■ GOAL:
Up to and including the line with "import plotly.graph_objects as go", write out the listing from its first line, minus the pictures.

■ SUPPLIED DATA:
"""

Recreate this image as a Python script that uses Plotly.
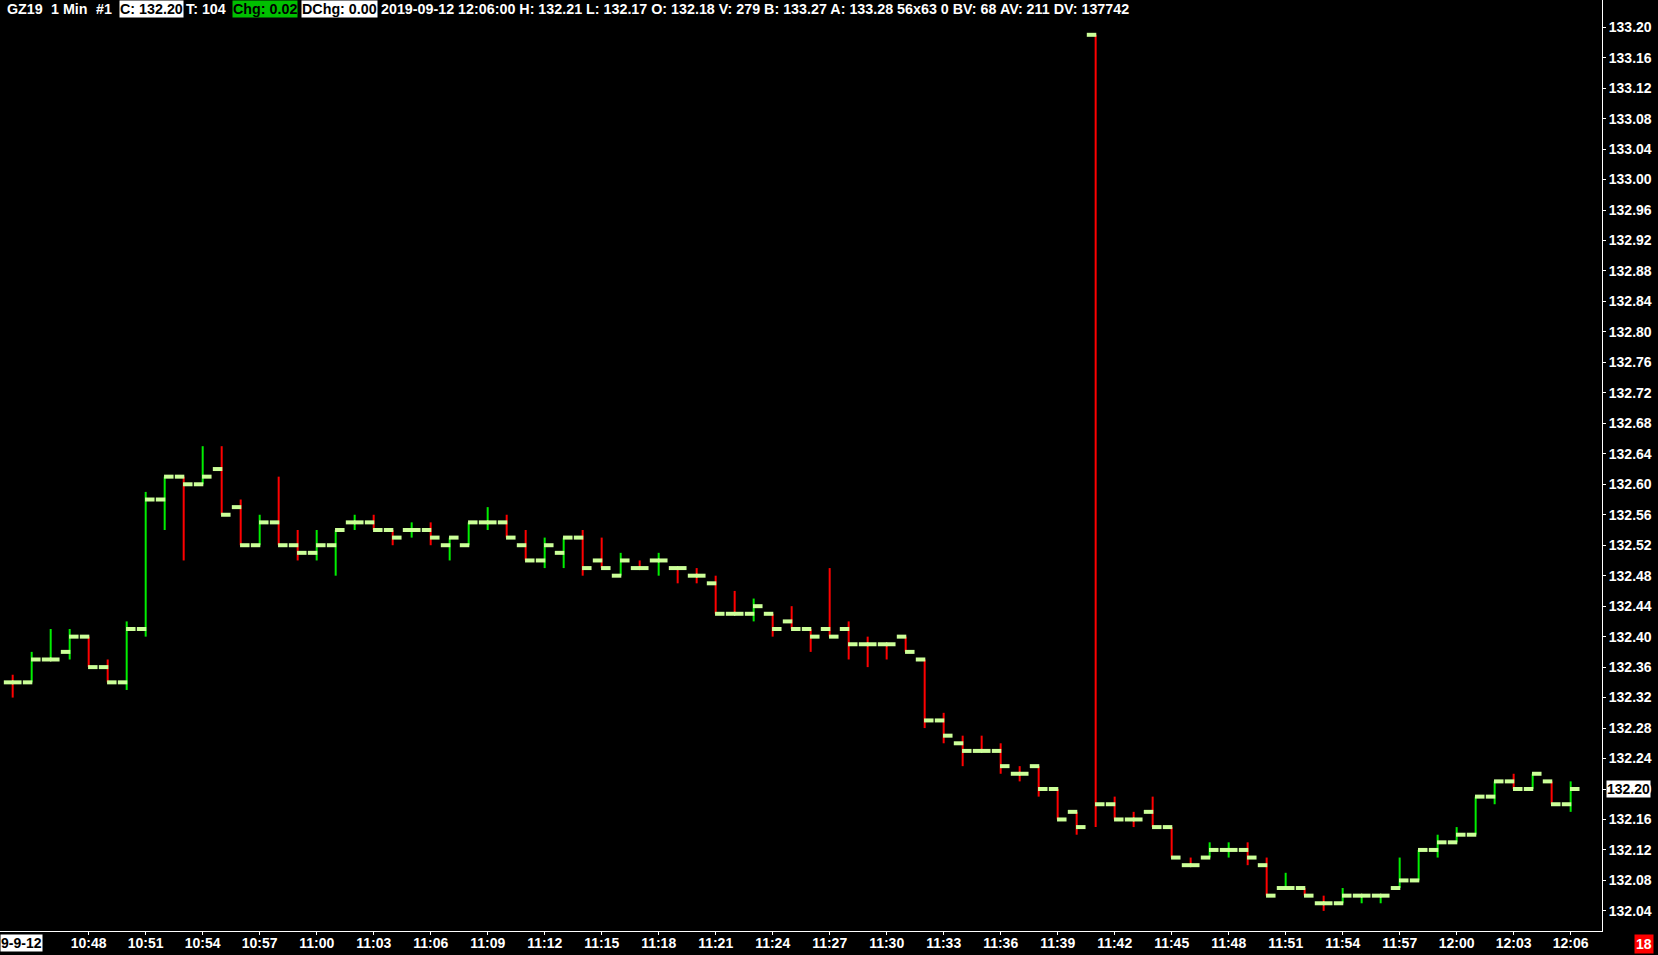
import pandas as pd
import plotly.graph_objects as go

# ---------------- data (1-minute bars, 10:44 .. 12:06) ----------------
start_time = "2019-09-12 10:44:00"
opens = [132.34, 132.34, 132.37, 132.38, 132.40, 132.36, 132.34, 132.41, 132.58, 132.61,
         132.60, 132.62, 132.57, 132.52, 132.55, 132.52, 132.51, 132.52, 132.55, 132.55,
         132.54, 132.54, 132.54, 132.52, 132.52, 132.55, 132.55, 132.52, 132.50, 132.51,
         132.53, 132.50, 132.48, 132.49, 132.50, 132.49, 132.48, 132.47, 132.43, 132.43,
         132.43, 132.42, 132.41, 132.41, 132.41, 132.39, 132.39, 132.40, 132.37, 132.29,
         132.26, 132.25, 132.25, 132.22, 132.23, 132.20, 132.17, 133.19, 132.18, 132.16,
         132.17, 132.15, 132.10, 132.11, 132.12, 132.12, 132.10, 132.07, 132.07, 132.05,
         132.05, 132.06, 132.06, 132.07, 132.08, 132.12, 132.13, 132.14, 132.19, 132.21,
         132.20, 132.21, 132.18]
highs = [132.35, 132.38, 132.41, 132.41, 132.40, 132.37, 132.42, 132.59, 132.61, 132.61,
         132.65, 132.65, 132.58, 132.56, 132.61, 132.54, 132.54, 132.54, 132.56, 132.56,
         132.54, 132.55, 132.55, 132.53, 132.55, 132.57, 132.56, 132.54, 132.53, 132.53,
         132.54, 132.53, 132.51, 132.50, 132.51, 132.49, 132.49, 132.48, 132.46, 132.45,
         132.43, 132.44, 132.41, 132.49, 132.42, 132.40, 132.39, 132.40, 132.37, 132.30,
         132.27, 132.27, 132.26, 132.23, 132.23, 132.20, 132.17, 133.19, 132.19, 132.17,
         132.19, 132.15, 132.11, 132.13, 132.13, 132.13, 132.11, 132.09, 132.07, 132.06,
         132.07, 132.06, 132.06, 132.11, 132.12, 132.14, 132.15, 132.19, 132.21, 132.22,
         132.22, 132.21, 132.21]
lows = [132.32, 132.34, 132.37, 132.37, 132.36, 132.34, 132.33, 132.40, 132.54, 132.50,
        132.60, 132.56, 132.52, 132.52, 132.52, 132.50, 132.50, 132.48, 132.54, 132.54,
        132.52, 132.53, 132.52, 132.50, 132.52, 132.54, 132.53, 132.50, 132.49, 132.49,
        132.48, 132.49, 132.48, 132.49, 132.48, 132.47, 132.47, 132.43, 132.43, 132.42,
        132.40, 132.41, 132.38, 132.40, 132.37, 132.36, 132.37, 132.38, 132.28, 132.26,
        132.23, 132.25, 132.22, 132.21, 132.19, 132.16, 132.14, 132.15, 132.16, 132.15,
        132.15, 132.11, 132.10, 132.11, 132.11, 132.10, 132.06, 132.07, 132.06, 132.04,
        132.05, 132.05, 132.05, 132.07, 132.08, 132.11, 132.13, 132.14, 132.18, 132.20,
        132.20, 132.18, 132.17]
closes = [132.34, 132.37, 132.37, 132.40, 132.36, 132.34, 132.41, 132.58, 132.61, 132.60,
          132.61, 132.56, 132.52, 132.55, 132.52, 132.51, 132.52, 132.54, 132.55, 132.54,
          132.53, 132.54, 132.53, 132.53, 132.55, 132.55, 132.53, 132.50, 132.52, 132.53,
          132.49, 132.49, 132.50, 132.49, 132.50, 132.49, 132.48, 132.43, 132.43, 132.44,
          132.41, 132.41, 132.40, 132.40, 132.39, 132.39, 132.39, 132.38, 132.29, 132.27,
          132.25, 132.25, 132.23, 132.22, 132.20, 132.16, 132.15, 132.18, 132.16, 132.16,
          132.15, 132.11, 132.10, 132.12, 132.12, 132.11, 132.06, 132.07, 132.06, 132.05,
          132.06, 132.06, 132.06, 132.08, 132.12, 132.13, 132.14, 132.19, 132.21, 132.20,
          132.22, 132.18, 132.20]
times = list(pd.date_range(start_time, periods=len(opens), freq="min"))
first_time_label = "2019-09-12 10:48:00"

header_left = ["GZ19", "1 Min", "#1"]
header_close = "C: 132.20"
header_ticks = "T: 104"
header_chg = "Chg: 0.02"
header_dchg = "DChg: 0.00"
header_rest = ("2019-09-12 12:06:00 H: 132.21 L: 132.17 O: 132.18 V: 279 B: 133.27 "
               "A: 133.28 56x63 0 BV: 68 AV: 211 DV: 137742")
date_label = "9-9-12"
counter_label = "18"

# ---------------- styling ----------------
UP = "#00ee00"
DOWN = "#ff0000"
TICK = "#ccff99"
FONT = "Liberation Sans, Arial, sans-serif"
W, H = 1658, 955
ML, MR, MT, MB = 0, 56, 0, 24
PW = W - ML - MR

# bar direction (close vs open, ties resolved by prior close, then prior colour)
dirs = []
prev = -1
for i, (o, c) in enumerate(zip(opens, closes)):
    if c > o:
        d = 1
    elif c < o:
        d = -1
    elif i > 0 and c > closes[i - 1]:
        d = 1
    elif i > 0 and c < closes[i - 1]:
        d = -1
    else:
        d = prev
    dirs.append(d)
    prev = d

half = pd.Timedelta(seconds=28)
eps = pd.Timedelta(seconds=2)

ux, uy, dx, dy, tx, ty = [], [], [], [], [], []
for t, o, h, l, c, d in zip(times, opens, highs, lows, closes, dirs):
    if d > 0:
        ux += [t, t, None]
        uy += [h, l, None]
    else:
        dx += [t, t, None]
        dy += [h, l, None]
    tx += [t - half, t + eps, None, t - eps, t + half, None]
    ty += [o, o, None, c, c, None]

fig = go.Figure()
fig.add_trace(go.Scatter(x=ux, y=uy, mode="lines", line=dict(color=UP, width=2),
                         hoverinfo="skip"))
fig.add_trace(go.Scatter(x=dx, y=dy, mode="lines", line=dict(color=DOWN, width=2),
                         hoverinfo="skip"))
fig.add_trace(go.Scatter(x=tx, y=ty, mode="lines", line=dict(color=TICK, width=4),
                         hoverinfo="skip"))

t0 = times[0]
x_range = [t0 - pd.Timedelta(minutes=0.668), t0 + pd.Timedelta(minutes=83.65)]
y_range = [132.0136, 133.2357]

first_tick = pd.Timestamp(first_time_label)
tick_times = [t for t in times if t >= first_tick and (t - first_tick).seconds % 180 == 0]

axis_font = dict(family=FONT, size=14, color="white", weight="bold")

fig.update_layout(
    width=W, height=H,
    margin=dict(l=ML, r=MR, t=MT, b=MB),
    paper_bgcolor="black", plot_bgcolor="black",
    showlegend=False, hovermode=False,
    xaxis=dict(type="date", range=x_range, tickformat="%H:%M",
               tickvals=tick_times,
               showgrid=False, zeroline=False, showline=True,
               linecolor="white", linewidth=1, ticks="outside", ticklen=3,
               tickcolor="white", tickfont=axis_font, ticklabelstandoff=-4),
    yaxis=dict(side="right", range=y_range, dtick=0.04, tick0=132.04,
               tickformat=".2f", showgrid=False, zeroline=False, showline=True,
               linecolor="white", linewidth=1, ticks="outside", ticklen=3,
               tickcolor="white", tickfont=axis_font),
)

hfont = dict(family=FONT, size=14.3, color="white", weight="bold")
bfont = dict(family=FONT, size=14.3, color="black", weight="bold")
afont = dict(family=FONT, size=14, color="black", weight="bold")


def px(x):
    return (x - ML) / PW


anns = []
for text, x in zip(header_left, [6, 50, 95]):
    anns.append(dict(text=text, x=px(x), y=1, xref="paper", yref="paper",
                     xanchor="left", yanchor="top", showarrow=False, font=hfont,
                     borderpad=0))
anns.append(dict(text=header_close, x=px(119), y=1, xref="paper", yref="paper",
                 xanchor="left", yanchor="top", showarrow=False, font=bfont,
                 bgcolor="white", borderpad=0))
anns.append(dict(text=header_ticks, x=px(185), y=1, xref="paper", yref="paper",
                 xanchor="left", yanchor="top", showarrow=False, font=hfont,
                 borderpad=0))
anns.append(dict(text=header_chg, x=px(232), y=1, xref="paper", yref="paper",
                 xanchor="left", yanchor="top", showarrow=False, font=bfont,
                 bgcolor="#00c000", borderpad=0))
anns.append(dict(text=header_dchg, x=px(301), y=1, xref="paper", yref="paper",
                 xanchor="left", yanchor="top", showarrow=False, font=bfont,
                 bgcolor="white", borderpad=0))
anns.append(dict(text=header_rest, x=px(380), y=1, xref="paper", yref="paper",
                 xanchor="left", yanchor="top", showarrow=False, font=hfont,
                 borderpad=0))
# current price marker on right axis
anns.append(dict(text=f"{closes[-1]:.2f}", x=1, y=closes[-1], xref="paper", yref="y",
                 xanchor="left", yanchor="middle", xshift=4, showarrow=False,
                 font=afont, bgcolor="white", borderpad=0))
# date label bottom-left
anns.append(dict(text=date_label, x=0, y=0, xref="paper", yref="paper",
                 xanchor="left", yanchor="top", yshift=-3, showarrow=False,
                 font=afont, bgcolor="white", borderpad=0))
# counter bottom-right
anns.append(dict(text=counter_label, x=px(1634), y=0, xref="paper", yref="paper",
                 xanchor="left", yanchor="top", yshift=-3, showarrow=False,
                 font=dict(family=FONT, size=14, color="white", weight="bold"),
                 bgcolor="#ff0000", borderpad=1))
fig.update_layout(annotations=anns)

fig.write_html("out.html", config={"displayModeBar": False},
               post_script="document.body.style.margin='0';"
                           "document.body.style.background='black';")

"""

■ SOLUTION TO THIS PROBLEM:
Recreate this image as a Python script that uses Plotly.
import pandas as pd
import plotly.graph_objects as go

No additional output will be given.